Une “stratégie de paix par le commerce” en Ukraine : comment la Russie a soigneusement contourné la diplomatie américaine

Zelensky, le 28 novembre; une séquence difficile. (Credit Image: © Pou/ROPI via ZUMA Press)
Olivier Mouton
Olivier Mouton Chef news

Depuis octobre, des négociations ont lieu en coulisse pour séduire l’administration Trump, contourner les instances de sécurité et laisser entendre que la Russie est “une terre d’opportunités abondantes”. Des chefs d’entreprises sont également à la manoeuvre. Du jamais vu, qui explique les difficiles négociations en cours.

Les négociations ont été “constructives”, dimanche, entre délégations américaine et ukrainienne en Floride. Le président américain, Donald Trump, se dit “optimiste”, même si l’affaire de corruption en Ukraine “n’aide pas”, avec la démission du chef de cabinet du président Zelensky. Ce dernier est en visite à Paris, ce lundi.

Derrière cette intensité diplomatique, un incroyable jeu se trame en coulisse depuis le mois d’octobre, contournant les instances de sécurité et mettant en jeu des acteurs économiques.

“Faites de l’argent, pas la guerre: le vrai plan de Trump pour la paix en Ukraine“: voilà le titre d’un article publié par le Wall Street Journal qui permet de comprendre pourquoi les propositions initiales faites par Steve Witkoff, l’envoyé spécial américain, étaient à ce point favorables à Moscou.

Une stratégie économique

Depuis le mois d’octobre, des discussions ont lieu entre Steve Witkoff, rejoint par le gendre de Trump, Jared Kushner, et Kirill Dmitriev, négociateur de Vladimir Poutine, et président du Fonds d’investissement direct russe. Les trois hommes ont réfléchi “en secret [à] une stratégie pour sortir la Russie de l’isolement économique, avec des entreprises américaines prioritaires pour devancer leurs concurrentes européennes et ainsi bénéficier des dividendes”, écrit le Wall Street Journal.

La stratégie a clairement été dictée par Moscou, malicieusement, afin de tordre la réalité. Il s’agit de “l’aboutissement d’une stratégie, élaborée avant l’investiture de Trump, visant à contourner l’appareil de sécurité nationale américain traditionnel et à convaincre l’administration de considérer la Russie non comme une menace militaire, mais comme une terre d’opportunités abondantes“.

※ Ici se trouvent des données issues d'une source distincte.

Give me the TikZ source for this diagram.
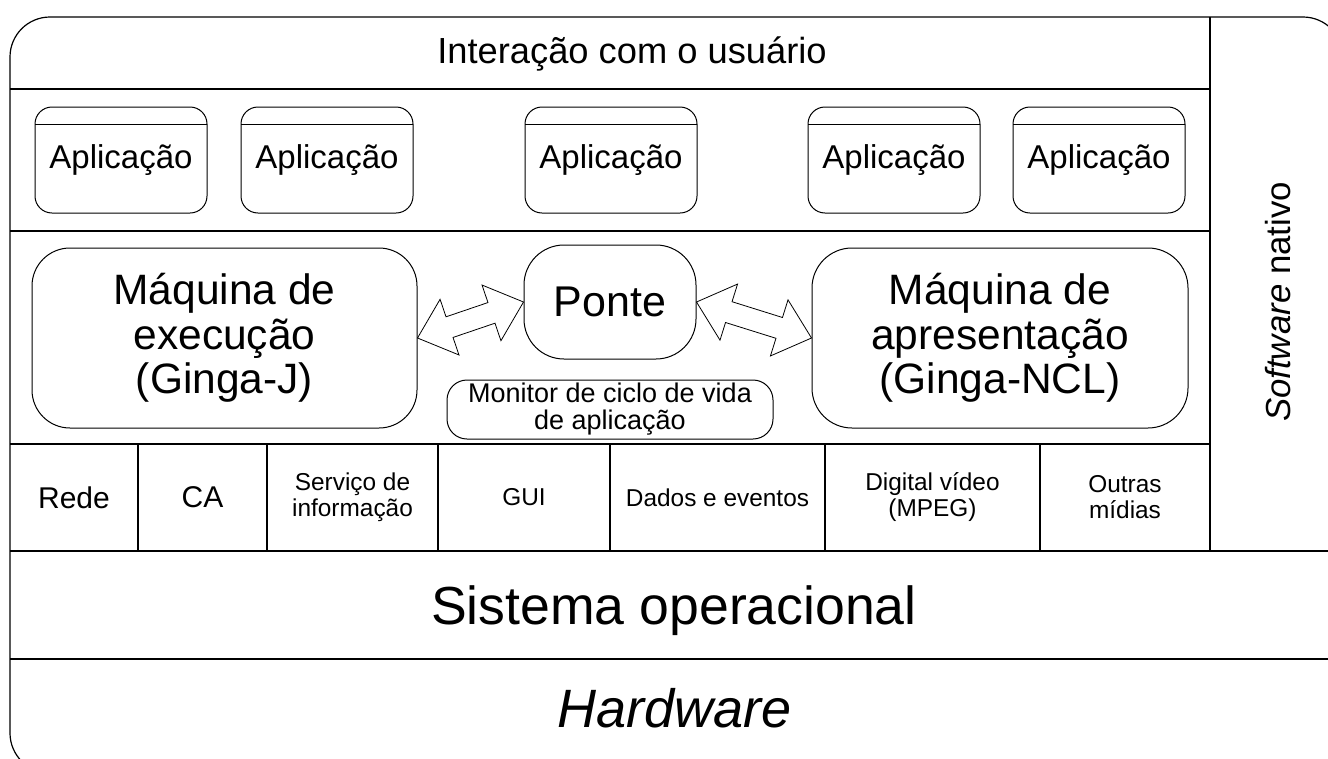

Très concrètement: “Dmitriev défendait un plan permettant aux entreprises américaines d’accéder aux quelque 300 milliards de dollars d’actifs de la Banque centrale russe, gelés en Europe, pour des projets d’investissement russo-américains et une reconstruction de l’Ukraine menée par les Etats-Unis. Les entreprises américaines et russes pourraient s’associer pour exploiter les vastes richesses minières de l’Arctique.”

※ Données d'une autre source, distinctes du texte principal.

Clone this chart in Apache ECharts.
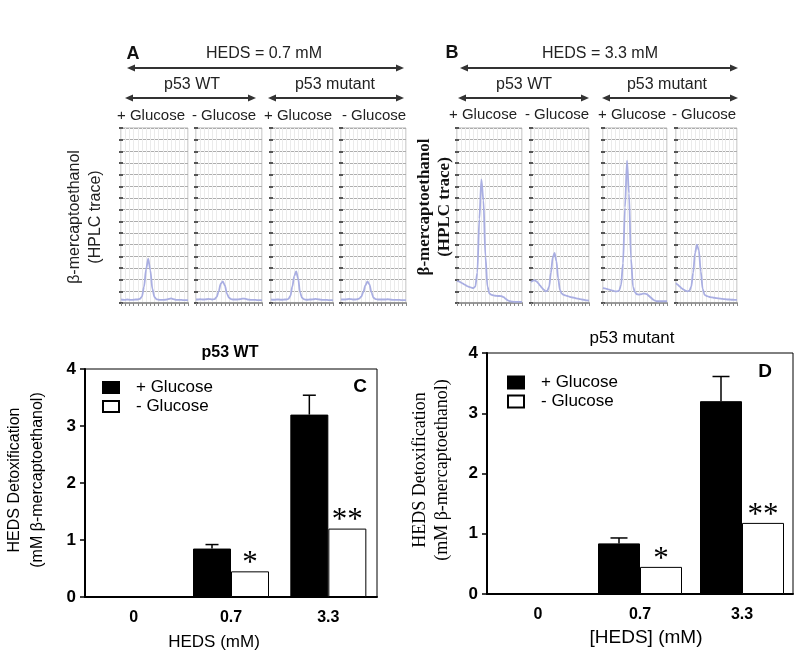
<!DOCTYPE html>
<html>
<head>
<meta charset="utf-8">
<script src="https://cdn.jsdelivr.net/npm/echarts/dist/echarts.min.js"></script>
<style>
html,body{margin:0;padding:0;background:#fff;}
#chart{width:800px;height:656px;}
</style>
</head>
<body>
<div id="chart"></div>
<script>
// ---------------- DATA ----------------
// HPLC traces (retention time axis, arbitrary units), 0.5 step
const traceTime = [0,0.5,1,1.5,2,2.5,3,3.5,4,4.5,5,5.5,6,6.5,7,7.5,8,8.5,9,9.5,10,10.5,11,11.5,12,12.5,13,13.5,14,14.5,15,15.5,16];
// Panel A: HEDS = 0.7 mM
const traceA_wt_plus  = [0.3,0.28,0.27,0.3,0.28,0.27,0.28,0.3,0.3,0.35,0.55,1.4,2.9,3.8,2.8,1.2,0.5,0.32,0.28,0.27,0.27,0.28,0.3,0.35,0.4,0.33,0.28,0.27,0.26,0.26,0.25,0.25,0.25];
const traceA_wt_minus = [0.3,0.3,0.32,0.3,0.3,0.32,0.35,0.33,0.3,0.34,0.5,1.0,1.65,1.85,1.5,0.8,0.45,0.33,0.3,0.3,0.3,0.32,0.35,0.38,0.35,0.3,0.28,0.27,0.26,0.26,0.25,0.25,0.25];
const traceA_mut_plus = [0.3,0.28,0.28,0.3,0.3,0.28,0.28,0.3,0.3,0.35,0.6,1.4,2.3,2.7,2.1,0.9,0.45,0.32,0.28,0.28,0.3,0.3,0.32,0.35,0.33,0.3,0.28,0.27,0.26,0.26,0.25,0.25,0.25];
const traceA_mut_minus= [0.3,0.3,0.3,0.32,0.35,0.33,0.3,0.3,0.32,0.38,0.55,0.95,1.5,1.85,1.6,0.9,0.45,0.34,0.3,0.3,0.3,0.3,0.3,0.32,0.3,0.28,0.27,0.27,0.26,0.26,0.25,0.25,0.25];
// Panel B: HEDS = 3.3 mM
const traceB_wt_plus  = [1.9,1.85,1.75,1.65,1.55,1.45,1.38,1.32,1.28,1.4,2.6,7.2,10.6,8.8,4.0,1.4,0.8,0.7,0.65,0.62,0.6,0.6,0.58,0.5,0.35,0.22,0.15,0.12,0.1,0.1,0.1,0.1,0.1];
const traceB_wt_minus = [1.8,1.9,1.95,1.85,1.7,1.5,1.3,1.15,1.0,1.05,1.4,2.6,3.9,4.3,3.6,2.1,1.1,0.8,0.7,0.65,0.6,0.55,0.5,0.47,0.44,0.4,0.37,0.34,0.3,0.28,0.25,0.22,0.2];
const traceB_mut_plus = [1.3,1.25,1.2,1.15,1.1,1.05,1.0,1.0,1.05,1.5,3.4,8.2,12.2,9.4,3.8,1.4,0.9,0.75,0.72,0.75,0.8,0.8,0.75,0.6,0.45,0.3,0.2,0.15,0.15,0.15,0.15,0.15,0.15];
const traceB_mut_minus= [1.7,1.55,1.4,1.25,1.15,1.05,1.0,1.05,1.4,2.6,4.3,5.0,4.5,2.7,1.2,0.7,0.6,0.55,0.5,0.48,0.45,0.42,0.4,0.38,0.36,0.34,0.32,0.3,0.3,0.28,0.28,0.27,0.27];

// Panels C/D: bar charts
const hedsCats   = ['0', '0.7', '3.3'];
const wtPlus     = [0, 0.85, 3.2];
const wtPlusErr  = [0, 0.07, 0.34];
const wtMinus    = [0, 0.45, 1.2];
const mutPlus    = [0, 0.84, 3.2];
const mutPlusErr = [0, 0.09, 0.41];
const mutMinus   = [0, 0.45, 1.18];
const sigMarks   = ['', '*', '**'];
const seriesNames = ['+ Glucose', '- Glucose'];

// ---------------- LAYOUT ----------------
const SANS = '"Liberation Sans", Arial, Helvetica, sans-serif';
const SERIF = '"Liberation Serif", "Times New Roman", serif';
const traces = [traceA_wt_plus, traceA_wt_minus, traceA_mut_plus, traceA_mut_minus,
                traceB_wt_plus, traceB_wt_minus, traceB_mut_plus, traceB_mut_minus];
const traceBoxes = [[121,128,67,175],[196,128,66,175],[271,128,62,175],[341,128,65,175],
                    [457,128,65,175],[531,128,58,175],[603,128,64,175],[676,128,61,175]];

const grids = [], xAxes = [], yAxes = [], series = [];

traces.forEach((tr, i) => {
  const [l, t, w, h] = traceBoxes[i];
  grids.push({left: l, top: t, width: w, height: h, show: true, borderColor: '#b0b0b0', borderWidth: 1, backgroundColor: '#fff'});
  const g = grids.length - 1;
  const xi = xAxes.length;
  xAxes.push({type: 'value', gridIndex: g, min: 0, max: 16, interval: 1,
    axisLine: {show: false}, axisTick: {show: true, length: 3, lineStyle: {color: '#8a8a8a'}},
    axisLabel: {show: false}, splitLine: {show: true, lineStyle: {color: '#ebebeb', width: 1}}});
  xAxes.push({type: 'value', gridIndex: g, position: 'top', min: 0, max: 16,
    axisLine: {show: true, lineStyle: {color: '#999', width: 2}}, axisTick: {show: false},
    axisLabel: {show: false}, splitLine: {show: false}});
  const yi = yAxes.length;
  yAxes.push({type: 'value', gridIndex: g, min: 0, max: 15, interval: 1,
    axisLine: {show: false}, axisTick: {show: true, inside: true, length: 2, lineStyle: {color: '#555', width: 2}},
    axisLabel: {show: false}, splitLine: {show: true, lineStyle: {color: '#adadad', width: 1}}});
  yAxes.push({type: 'value', gridIndex: g, position: 'right', min: 0, max: 15, interval: 1,
    axisLine: {show: false}, axisTick: {show: true, inside: true, length: 2, lineStyle: {color: '#555', width: 2}},
    axisLabel: {show: false}, splitLine: {show: false}});
  series.push({type: 'line', xAxisIndex: xi, yAxisIndex: yi,
    data: traceTime.map((tt, j) => [tt, tr[j]]),
    showSymbol: false, smooth: 0.3, smoothMonotone: 'x',
    lineStyle: {color: '#a9aee2', width: 1.8}, silent: true, z: 3});
});

const barPanels = [
  {box: [85, 369, 292, 228], bw: 38, cap: 13, plus: wtPlus, err: wtPlusErr, minus: wtMinus},
  {box: [487, 353, 306, 241], bw: 42, cap: 17, plus: mutPlus, err: mutPlusErr, minus: mutMinus}
];

barPanels.forEach((bp, k) => {
  const [l, t, w, h] = bp.box;
  grids.push({left: l, top: t, width: w, height: h, show: true, borderColor: '#000', borderWidth: 1});
  const g = grids.length - 1;
  const xi = xAxes.length, yi = yAxes.length;
  xAxes.push({type: 'category', gridIndex: g, data: hedsCats,
    axisLine: {show: true, lineStyle: {color: '#000', width: 2}}, axisTick: {show: false},
    axisLabel: {color: '#000', fontSize: 16, fontWeight: 'bold', fontFamily: SANS, margin: 13}});
  yAxes.push({type: 'value', gridIndex: g, min: 0, max: 4, interval: 1,
    axisLine: {show: true, lineStyle: {color: '#000', width: 2}},
    axisTick: {show: true, length: 5, lineStyle: {color: '#000', width: 1.5}},
    axisLabel: {color: '#000', fontSize: 17, fontWeight: 'bold', fontFamily: SANS, margin: 9},
    splitLine: {show: false}});
  series.push({type: 'bar', name: seriesNames[0], xAxisIndex: xi, yAxisIndex: yi, data: bp.plus,
    barWidth: bp.bw, barGap: '0%', itemStyle: {color: '#000', borderColor: '#000', borderWidth: 1}, z: 2});
  series.push({type: 'bar', name: seriesNames[1], xAxisIndex: xi, yAxisIndex: yi, data: bp.minus,
    barWidth: bp.bw, barGap: '0%', itemStyle: {color: '#fff', borderColor: '#000', borderWidth: 1}, z: 2,
    label: {show: true, position: 'top', distance: -8, formatter: p => sigMarks[p.dataIndex],
      fontSize: 31, fontFamily: SERIF, color: '#000'}});
  const off = -bp.bw / 2, cap = bp.cap;
  series.push({type: 'custom', xAxisIndex: xi, yAxisIndex: yi, z: 4, silent: true,
    data: bp.plus.map((v, j) => [j, v, bp.err[j]]),
    renderItem: function (params, api) {
      const e = api.value(2);
      if (!e) return null;
      const x = api.coord([api.value(0), 0])[0] + off;
      const y1 = api.coord([api.value(0), api.value(1)])[1];
      const y2 = api.coord([api.value(0), api.value(1) + e])[1];
      return {type: 'group', children: [
        {type: 'line', shape: {x1: x, y1: y1, x2: x, y2: y2}, style: {stroke: '#000', lineWidth: 1.5}},
        {type: 'line', shape: {x1: x - cap / 2, y1: y2, x2: x + cap / 2, y2: y2}, style: {stroke: '#000', lineWidth: 1.5}}
      ]};
    }});
});

// ---------------- DECORATION ----------------
function arrow(x1, x2, y) {
  const hl = 8, hw = 3.5, c = '#333';
  return {type: 'group', children: [
    {type: 'line', shape: {x1: x1 + 3, y1: y, x2: x2 - 3, y2: y}, style: {stroke: c, lineWidth: 2}},
    {type: 'polygon', shape: {points: [[x1, y], [x1 + hl, y - hw], [x1 + hl, y + hw]]}, style: {fill: c}},
    {type: 'polygon', shape: {points: [[x2, y], [x2 - hl, y - hw], [x2 - hl, y + hw]]}, style: {fill: c}}
  ]};
}
function txt(x, y, text, size, opts) {
  opts = opts || {};
  return {type: 'text', x: x, y: y, rotation: opts.rot || 0, z: 10,
    style: {text: text, fontSize: size, fontFamily: opts.family || SANS, fontWeight: opts.weight || 'normal',
      fill: opts.color || '#222', align: 'center', verticalAlign: 'middle', lineHeight: opts.lh || size * 1.2}};
}

const graphics = [
  txt(133, 54, 'A', 18, {weight: 'bold', color: '#111'}),
  txt(264, 54, 'HEDS = 0.7 mM', 16),
  arrow(127, 404, 68),
  txt(192, 85, 'p53 WT', 16),
  txt(335, 85, 'p53 mutant', 16),
  arrow(125, 256, 98),
  arrow(268, 404, 98),
  txt(151, 116, '+ Glucose', 15),
  txt(224, 116, '- Glucose', 15),
  txt(298, 116, '+ Glucose', 15),
  txt(374, 116, '- Glucose', 15),
  txt(85, 217, 'β-mercaptoethanol\n(HPLC trace)', 16, {rot: Math.PI / 2, lh: 21}),

  txt(452, 53, 'B', 18, {weight: 'bold', color: '#111'}),
  txt(600, 54, 'HEDS = 3.3 mM', 16),
  arrow(460, 738, 68),
  txt(524, 85, 'p53 WT', 16),
  txt(667, 85, 'p53 mutant', 16),
  arrow(458, 589, 98),
  arrow(602, 738, 98),
  txt(483, 115, '+ Glucose', 15),
  txt(557, 115, '- Glucose', 15),
  txt(632, 115, '+ Glucose', 15),
  txt(704, 115, '- Glucose', 15),
  txt(435, 207, 'β-mercaptoethanol\n(HPLC trace)', 17, {rot: Math.PI / 2, weight: 'bold', family: SERIF, color: '#111', lh: 20}),

  txt(230, 353, 'p53 WT', 16, {weight: 'bold', color: '#000'}),
  txt(360, 387, 'C', 19, {weight: 'bold', color: '#000'}),
  txt(26, 480, 'HEDS Detoxification\n(mM β-mercaptoethanol)', 16, {rot: Math.PI / 2, color: '#000', lh: 23}),
  txt(214, 642, 'HEDS (mM)', 17, {color: '#000'}),

  txt(632, 338, 'p53 mutant', 17, {color: '#000'}),
  txt(765, 372, 'D', 19, {weight: 'bold', color: '#000'}),
  txt(431, 470, 'HEDS Detoxification\n(mM β-mercaptoethanol)', 18, {rot: Math.PI / 2, family: SERIF, color: '#000', lh: 22}),
  txt(646, 638, '[HEDS] (mM)', 19, {color: '#000'})
];

const legendCommon = {orient: 'vertical', data: seriesNames, icon: 'rect', selectedMode: false,
  itemGap: 2, textStyle: {fontSize: 17, fontFamily: SANS, color: '#000', padding: [0, 0, 0, 12]}};

const option = {
  backgroundColor: '#fff',
  animation: false,
  textStyle: {fontFamily: SANS},
  grid: grids,
  xAxis: xAxes,
  yAxis: yAxes,
  legend: [
    Object.assign({}, legendCommon, {left: 97, top: 374, itemWidth: 16, itemHeight: 11}),
    Object.assign({}, legendCommon, {left: 502, top: 369, itemWidth: 16, itemHeight: 12})
  ],
  series: series,
  graphic: graphics
};

const chart = echarts.init(document.getElementById('chart'), null, {renderer: 'canvas'});
chart.setOption(option);
</script>
</body>
</html>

Cette stratégie de “paix par le commerce” correspond pleinement à la vision de Donald Trump, qui l’a aisément soutenue.

Des CEO à la barre

Plus incroyable encore, des acteurs économiques ont pris la main diplomatique.

Des discussions entre oligarques russes proches de Vladimir Poutine – Guennadi Timtchenko, Iouri Kovaltchouk, Boris et Arkadi Rotenberg – et des entreprises américaines pour d’éventuels projets miniers et énergétiques ont eu lieu, ajoute The Wall Street Journal. “Par ailleurs, un groupe d’hommes d’affaires proches de l’administration Trump ont cherché à se positionner comme de nouveaux intermédiaires économiques entre les Etats-Unis et la Russie.”

Conclusion: “Le tableau qui se dessine est celui d’une histoire remarquable de chefs d’entreprise œuvrant en dehors des circuits diplomatiques traditionnels pour consolider un accord de paix par le biais d’opérations commerciales”.

Depuis, Ukrainiens et Européens sont intervenus pour tenter de rééquilibrer le plan russo-américain, mais cette incursion dans les coulisses montre combien on revient de loin. Et à quel point la vision des présidents russe et américain risque de prévaloir.